William Jesse “Bill” Jolly of Denmark will go down in the record books as one of the best tennis players ever in South Carolina.
Jolly, who died Saturday at age 93, is a tennis legend, known for his 1,275 singles and doubles matches and his career 64 percent winning percentage. The City of Denmark’s tennis courts are named in honor of him.
Jolly began swinging a tennis racket at the age of 13. Into his late 80s, he was still playing the sport, with tennis being his lifelong passion. From 1980 to 2005, Jolly won 36 state competitions, including a record 32 straight; five southern championships and even a national competition. In 2005, Jolly became South Carolina’s oldest player to win a state championship.
He did more than play the game. In 2003, he was honored by the U.S. Tennis Association South Carolina for his work with the public tennis courts in Denmark after he became the first Adopt-A-Court grant recipient given in South Carolina to improve the facility.

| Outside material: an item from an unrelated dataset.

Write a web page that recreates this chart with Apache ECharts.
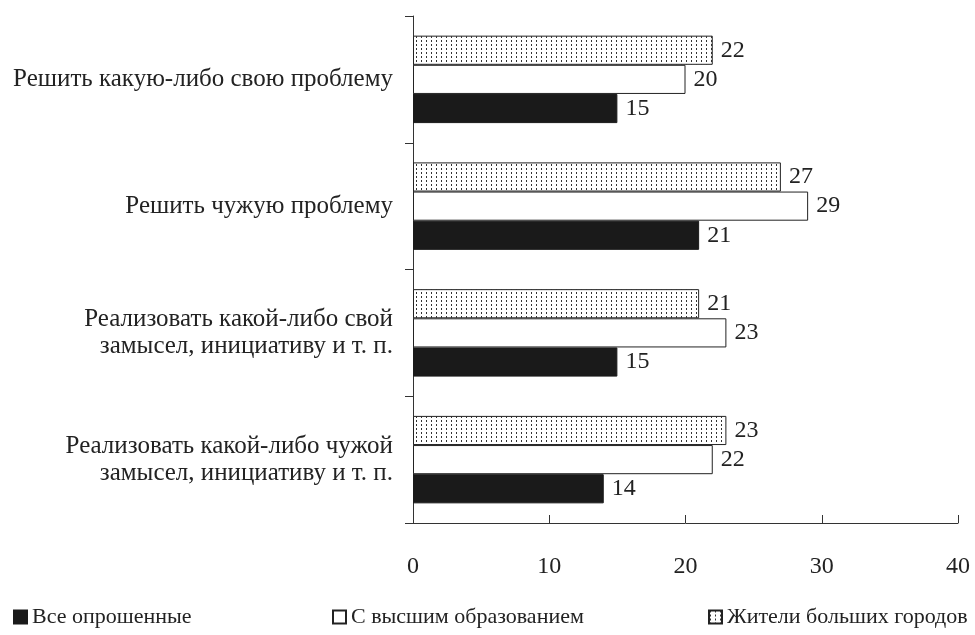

According to the USTA South Carolina, “The Billy Jolly Tennis Courts stand today as an example of what one person can do to improve tennis in a local community.”
He fostered the game as a board member of the USTA in South Carolina and as chairman of the Denmark Tennis Association and the Denmark Dogwood Festival Tournament.
Yet as much as tennis was a big part of Jolly’s life, there is more to his story. As a high school coach, he guided South Carolina youth in football, basketball, baseball and golf – as well as tennis.
And as a young man, he was part of the three biggest invasions of World War II, driving a landing craft under enemy fire in both the European and the Pacific Theaters.
Jolly’s World War II story was one of those told by veterans and their family members in the fifth episode of the noted series, “A World War.” The episode is titled “South Carolinians in World War II.”
On June 6, 1944, D-Day, Allied forces invaded Hitler’s “Fortress Europe” at beaches called Omaha, Utah, Juno and Sword. Jolly was in the Normandy invasion, serving as the driver of a Navy landing craft that brought in troops and vehicles. He told The T&D in 2012 that his LST was the first on Omaha Beach.
His first three trips on and off the beach went without a hitch. But on the fourth trip, his craft attracted some unwanted attention from a German acoustic mine. The back half of his ship was blown off.
Jolly said for reasons unknown to him, the mangled vessel was taken to England, then back to the United States for repairs. As the ship’s driver, he went with it. Once the LST-133 was ship-shape again, Jolly and his landing craft were ordered to the Pacific, where he was part of the biggest operations of that theater.
“We were on the move all the time — Guam, Saipan,” he said. “We did two invasions, Iwo Jima and Okinawa.”
After the surrender of the Japanese, the South Carolinian said he found himself piloting the first LST into Tokyo Bay.
Ironically, after having seen the war’s three biggest invasions from the front row, Jolly said the most frightening event he experienced was a typhoon that struck Tokyo Bay during a supply trip.
Waves recorded at heights of up to 80 feet bore down on his convoy of four ships, Jolly said. The lead ship, which was carrying an admiral, raced for the harbor while Jolly turned his ship around to get out of the way. The two ships in the middle, along with their crews, were lost, he said.
As with so many from the Greatest Generation, such World War II service could have represented a lifetime of experiences and achievement. But there was no resting on laurels. The veterans returned to do great things in the United States in the post-war era. Count Bill Jolly among them. He will be remembered for his service and a lifetime of achievements -- and as a great tennis player.